GLOSSARY

Controlled Vocabulary

A controlled vocabulary is a managed list of allowed terms and their synonyms. In stores, it keeps product attributes consistent, so filters, search, and analytics work reliably.

What is a Controlled Vocabulary?

A controlled vocabulary (CV) is a curated set of preferred terms with synonyms, IDs, and definitions used to label content and products consistently. It underpins taxonomies, facets, schema markup, and analytics, reducing duplicates and confusion.

How It Works (quick)

  • Structure: Preferred label, alternate labels (synonyms), stable ID, description, and relationships (broader/narrower/related).
  • Localization: Per-locale labels; protect brand casing/accents.
  • Governance: Change requests, approvals, deprecations, and mappings (old → new).
  • Integration: Map inbound data to CV terms; validate at import; write canonical tags to the index.

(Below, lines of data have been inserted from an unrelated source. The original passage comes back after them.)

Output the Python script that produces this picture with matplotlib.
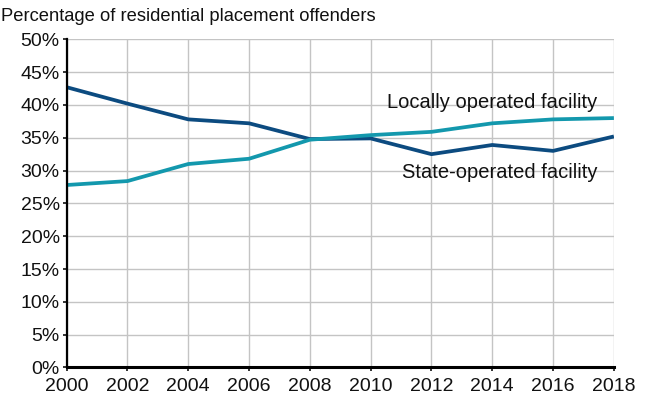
import matplotlib
matplotlib.use("Agg")
import matplotlib.pyplot as plt
from matplotlib.ticker import FuncFormatter, MultipleLocator

plt.rcParams['font.family'] = ['Liberation Sans', 'DejaVu Sans']

years = [2000, 2002, 2004, 2006, 2008, 2010, 2012, 2014, 2016, 2018]
state_operated = [42.7, 40.2, 37.8, 37.2, 34.8, 34.9, 32.5, 33.9, 33.0, 35.2]
locally_operated = [27.8, 28.4, 31.0, 31.8, 34.7, 35.4, 35.9, 37.2, 37.8, 38.0]

dark_blue = '#0c4b80'
teal = '#1398ad'

fig = plt.figure(figsize=(6.51, 3.99), dpi=100)
ax = fig.add_axes([0.1024, 0.079, 0.8406, 0.8225])

ax.plot(years, state_operated, color=dark_blue, lw=2.7, solid_capstyle='butt', zorder=3)
ax.plot(years, locally_operated, color=teal, lw=2.7, solid_capstyle='butt', zorder=3)

ax.set_xlim(2000, 2018)
ax.set_ylim(0, 50)
ax.xaxis.set_major_locator(MultipleLocator(2))
ax.yaxis.set_major_locator(MultipleLocator(5))
ax.yaxis.set_major_formatter(FuncFormatter(lambda v, p: f"{v:.0f}%"))

ax.grid(True, color='#c4c4c4', lw=1.0, zorder=0)
ax.set_axisbelow(True)
for side in ('top', 'right'):
    ax.spines[side].set_visible(False)
ax.spines['left'].set_linewidth(1.6)
ax.spines['bottom'].set_linewidth(2.2)
ax.spines['left'].set_zorder(4)
ax.spines['bottom'].set_zorder(4)

ax.tick_params(axis='both', labelsize=14, colors='#111111', length=3, width=1.2)
ax.tick_params(axis='x', pad=4.5)
ax.tick_params(axis='y', pad=2)

ax.text(2017.45, 40.3, 'Locally operated facility', ha='right', va='center',
        fontsize=14.5, color='#111111')
ax.text(2017.45, 29.65, 'State-operated facility', ha='right', va='center',
        fontsize=14.5, color='#111111')

fig.text(0.002, 0.958, 'Percentage of residential placement offenders',
         ha='left', va='center', fontsize=13.2, color='#111111')

fig.savefig('out.png', dpi=100)
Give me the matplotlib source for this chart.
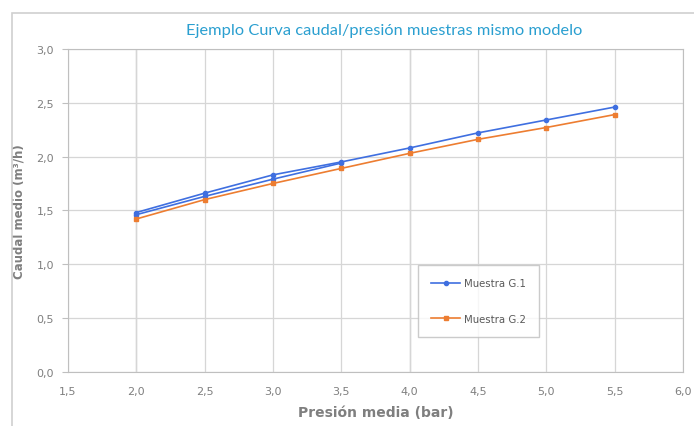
import matplotlib.pyplot as plt
from matplotlib.patches import Rectangle
from matplotlib.ticker import FuncFormatter

# Data
presion = [2.0, 2.5, 3.0, 3.5, 4.0, 4.5, 5.0, 5.5]
muestra_g1 = [1.48, 1.66, 1.83, 1.95, 2.08, 2.22, 2.34, 2.46]
muestra_g2 = [1.42, 1.60, 1.75, 1.89, 2.03, 2.16, 2.27, 2.39]
# extra unlabeled series visible between the two at low pressure
presion_extra = [2.0, 2.5, 3.0, 3.5]
muestra_extra = [1.46, 1.63, 1.79, 1.94]

blue = "#3f6fe0"
orange = "#ed7d31"
grey_txt = "#7f7f7f"

fig = plt.figure(figsize=(6.94, 4.27), dpi=100)
ax = fig.add_axes([0.098, 0.127, 0.886, 0.756])

# outer chart border
fig.patches.append(Rectangle((0.017, -0.05), 1.1, 1.017, transform=fig.transFigure,
                             fill=False, edgecolor="#d0d0d0", linewidth=1.2))

ax.plot(presion, muestra_g1, color=blue, marker="o", markersize=3, linewidth=1.2, label="Muestra G.1")
ax.plot(presion_extra, muestra_extra, color=blue, marker="o", markersize=3, linewidth=1.2)
ax.plot(presion, muestra_g2, color=orange, marker="s", markersize=3.5, linewidth=1.2, label="Muestra G.2")

ax.set_xlim(1.5, 6.0)
ax.set_ylim(0.0, 3.0)
ax.set_xticks([1.5, 2.0, 2.5, 3.0, 3.5, 4.0, 4.5, 5.0, 5.5, 6.0])
ax.set_yticks([0.0, 0.5, 1.0, 1.5, 2.0, 2.5, 3.0])
fmt = FuncFormatter(lambda v, p: f"{v:.1f}".replace(".", ","))
ax.xaxis.set_major_formatter(fmt)
ax.yaxis.set_major_formatter(fmt)
ax.tick_params(axis="both", labelsize=8, colors=grey_txt)
ax.tick_params(axis="x", length=0, pad=10)
ax.tick_params(axis="y", length=4, color="#bfbfbf", pad=6)

ax.grid(True, color="#d6d6d6", linewidth=0.9)
ax.set_axisbelow(True)
# the 2,0 and 4,0 gridlines look a bit darker in the reference
for xv in (2.0, 4.0):
    ax.axvline(xv, color="#b5b5b5", linewidth=0.9, zorder=0.5)
for s in ax.spines.values():
    s.set_color("#bfbfbf")

ax.set_xlabel("Presión media (bar)", fontsize=10, fontweight="bold", color=grey_txt, labelpad=7)
ax.set_ylabel("Caudal medio (m³/h)", fontsize=8.5, fontweight="bold", color=grey_txt, labelpad=8)
fig.text(0.553, 0.928, "Ejemplo Curva caudal/presión muestras mismo modelo",
         ha="center", va="center", fontsize=11.8, color="#2a9fd0", family="Lato")

leg = ax.legend(loc="lower left", bbox_to_anchor=(0.569, 0.108), fontsize=7.3,
                labelspacing=2.5, borderpad=1.3, handlelength=2.9, handletextpad=0.3,
                borderaxespad=0, frameon=True, fancybox=False, edgecolor="#bfbfbf")
for t in leg.get_texts():
    t.set_color("#595959")

fig.savefig("out.png", dpi=100)
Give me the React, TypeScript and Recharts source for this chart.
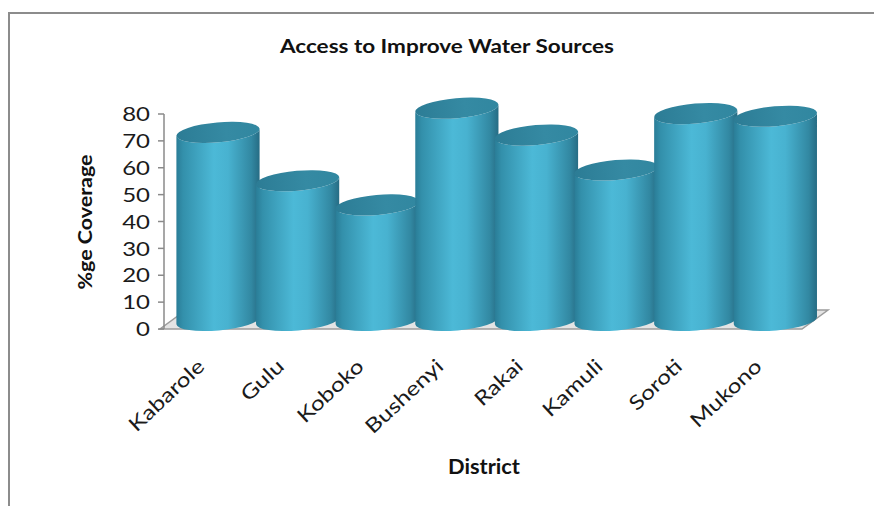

Why it Matters in E-commerce

  • Consistent filters & SEO: Uniform attributes (brand, material, fit) power facets and clean URLs.
  • Better recall: Synonyms map to the same canonical term (“tee shirt” → “T-shirt”).
  • Reliable analytics: Aggregations aren’t split across near-duplicates.
  • Faster ops: Less back-and-forth on naming and spelling.

Best Practices

  • Assign stable IDs (don’t key on labels).
  • Keep a synonym table (+ locale variations).
  • Separate taxonomy (hierarchy) from vocabulary (terms); link them.
  • Maintain a request log and deprecation map; publish release notes.
  • Expose a lookup API or mapping service to all pipelines.

Challenges

  • Drift & sprawl: Vendors invent new spellings; brands change lines.
  • Granularity fights: Too fine = bloat; too coarse = weak filters.
  • Multilingual pitfalls: One-to-many mappings; false friends.

Examples

  • Normalize “gore tex”, “GORETEX”GORE-TEX (brand).
  • Map “sneakers”, “trainers”Sneakers (category term).
  • Attribute “merino wool”Merino (material) with Wool as broader class.

Summary

A controlled vocabulary is the backbone of consistent labeling. Govern it carefully, localize it, and integrate it into every data pipeline to improve filters, SEO, and reporting.

FAQ

CV vs taxonomy vs ontology?

CV = term list with synonyms; taxonomy = hierarchical organization; ontology = typed relations and rules.

Who owns the vocabulary?

Usually merchandising/content ops with input from SEO and engineering; treat it like a product with versioning.

How often to update?

On new brands/lines, seasonal terms, and when analytics show fragmentation.